» What this task involves: Check every line of the entries that follow, and copy the ones containing "chart".

» Records for this task:
= = = = = = =
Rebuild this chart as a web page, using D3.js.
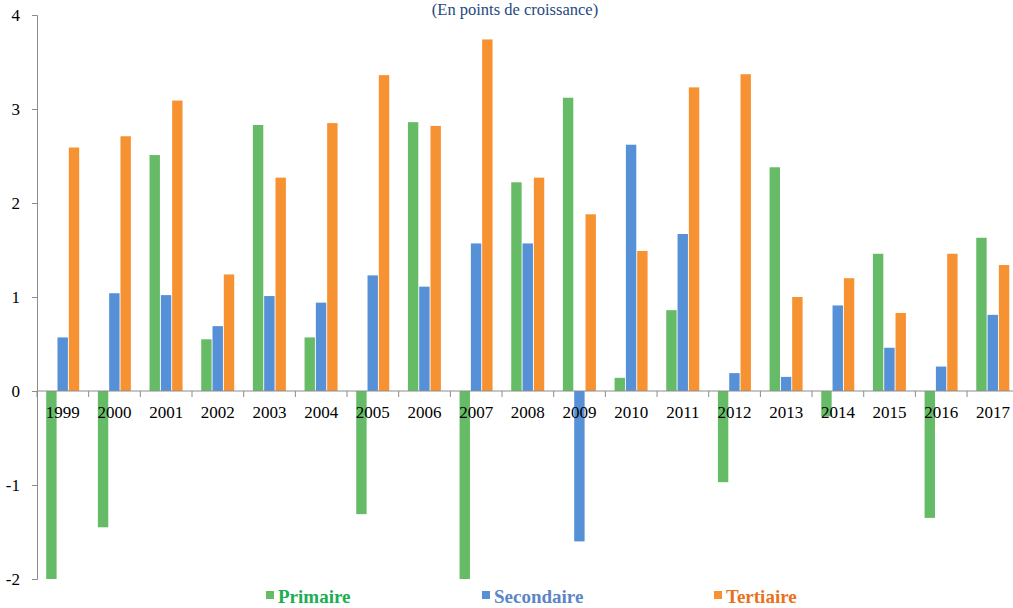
= = = = = = =
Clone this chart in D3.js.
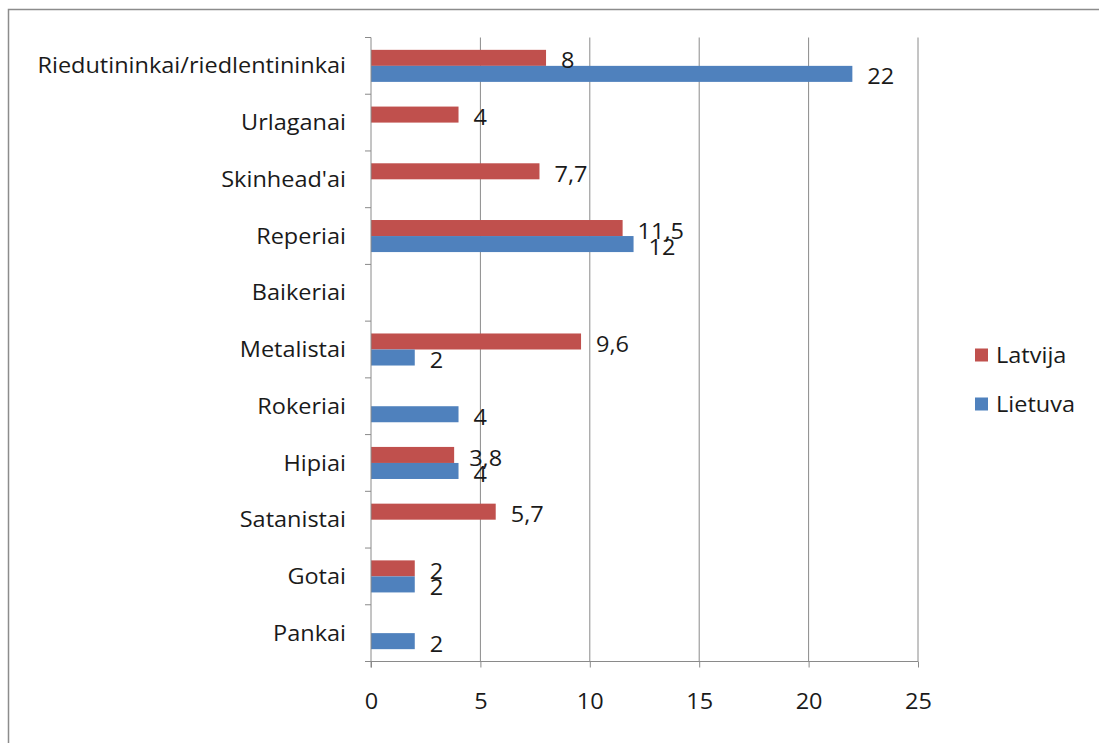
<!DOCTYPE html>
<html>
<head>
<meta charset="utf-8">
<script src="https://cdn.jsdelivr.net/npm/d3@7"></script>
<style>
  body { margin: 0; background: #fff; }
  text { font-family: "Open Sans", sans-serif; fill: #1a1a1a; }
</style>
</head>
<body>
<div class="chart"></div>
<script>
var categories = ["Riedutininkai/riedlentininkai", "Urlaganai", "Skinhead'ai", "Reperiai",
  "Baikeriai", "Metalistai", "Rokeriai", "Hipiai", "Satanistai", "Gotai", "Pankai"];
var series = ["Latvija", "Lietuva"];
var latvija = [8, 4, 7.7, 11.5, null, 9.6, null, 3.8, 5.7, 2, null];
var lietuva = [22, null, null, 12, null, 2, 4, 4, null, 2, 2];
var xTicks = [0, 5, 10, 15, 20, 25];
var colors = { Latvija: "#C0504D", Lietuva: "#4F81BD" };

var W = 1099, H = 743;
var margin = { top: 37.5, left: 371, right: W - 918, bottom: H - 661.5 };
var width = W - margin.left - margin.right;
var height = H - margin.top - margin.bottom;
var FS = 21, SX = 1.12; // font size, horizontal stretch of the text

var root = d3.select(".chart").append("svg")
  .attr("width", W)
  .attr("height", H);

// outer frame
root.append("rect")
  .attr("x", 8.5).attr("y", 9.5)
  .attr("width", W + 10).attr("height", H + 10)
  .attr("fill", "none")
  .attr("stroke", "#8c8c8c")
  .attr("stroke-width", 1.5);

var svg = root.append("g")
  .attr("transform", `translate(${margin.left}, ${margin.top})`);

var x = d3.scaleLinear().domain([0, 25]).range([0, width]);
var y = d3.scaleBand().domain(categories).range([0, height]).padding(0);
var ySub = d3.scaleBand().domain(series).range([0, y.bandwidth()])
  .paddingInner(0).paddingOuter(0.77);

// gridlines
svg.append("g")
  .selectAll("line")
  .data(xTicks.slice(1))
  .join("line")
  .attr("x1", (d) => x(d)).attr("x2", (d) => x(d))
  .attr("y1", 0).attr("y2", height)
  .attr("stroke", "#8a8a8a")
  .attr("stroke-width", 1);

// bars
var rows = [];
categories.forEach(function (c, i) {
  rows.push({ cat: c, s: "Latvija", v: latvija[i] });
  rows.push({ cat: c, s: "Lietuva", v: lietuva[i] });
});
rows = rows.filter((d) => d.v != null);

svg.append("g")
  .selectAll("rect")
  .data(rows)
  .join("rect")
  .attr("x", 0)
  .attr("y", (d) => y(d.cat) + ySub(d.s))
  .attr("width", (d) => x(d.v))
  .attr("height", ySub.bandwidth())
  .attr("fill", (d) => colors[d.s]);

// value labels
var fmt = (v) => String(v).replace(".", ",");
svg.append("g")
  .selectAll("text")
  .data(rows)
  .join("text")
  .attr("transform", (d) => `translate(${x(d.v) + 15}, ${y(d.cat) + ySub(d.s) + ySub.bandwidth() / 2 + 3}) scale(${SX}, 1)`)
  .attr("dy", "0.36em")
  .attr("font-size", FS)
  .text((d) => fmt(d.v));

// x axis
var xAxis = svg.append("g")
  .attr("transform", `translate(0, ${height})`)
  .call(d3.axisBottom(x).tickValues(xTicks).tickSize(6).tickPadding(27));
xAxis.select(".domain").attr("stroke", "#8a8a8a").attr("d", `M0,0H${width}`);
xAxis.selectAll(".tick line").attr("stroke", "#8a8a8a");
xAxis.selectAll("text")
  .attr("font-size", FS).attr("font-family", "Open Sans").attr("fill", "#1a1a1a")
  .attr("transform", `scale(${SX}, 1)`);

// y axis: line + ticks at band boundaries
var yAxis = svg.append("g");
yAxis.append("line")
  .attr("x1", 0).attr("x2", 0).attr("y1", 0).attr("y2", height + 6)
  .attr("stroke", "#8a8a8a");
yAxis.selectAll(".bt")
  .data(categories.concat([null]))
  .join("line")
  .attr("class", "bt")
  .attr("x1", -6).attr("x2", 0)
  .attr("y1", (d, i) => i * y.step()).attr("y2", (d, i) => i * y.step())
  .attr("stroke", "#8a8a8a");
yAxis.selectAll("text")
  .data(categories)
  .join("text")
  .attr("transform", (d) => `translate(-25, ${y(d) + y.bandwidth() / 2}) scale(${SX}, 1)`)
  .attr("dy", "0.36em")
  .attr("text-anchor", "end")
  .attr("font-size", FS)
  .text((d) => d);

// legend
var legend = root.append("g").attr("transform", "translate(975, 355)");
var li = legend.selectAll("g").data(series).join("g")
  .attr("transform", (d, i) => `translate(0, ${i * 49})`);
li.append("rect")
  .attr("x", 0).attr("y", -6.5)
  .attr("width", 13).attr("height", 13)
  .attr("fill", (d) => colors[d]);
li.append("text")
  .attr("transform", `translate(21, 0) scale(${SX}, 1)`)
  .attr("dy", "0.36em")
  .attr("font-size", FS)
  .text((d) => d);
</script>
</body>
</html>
= = = = = = =
» Reply to the exercise:
Rebuild this chart as a web page, using D3.js.
Clone this chart in D3.js.
<div class="chart"></div>
var root = d3.select(".chart").append("svg")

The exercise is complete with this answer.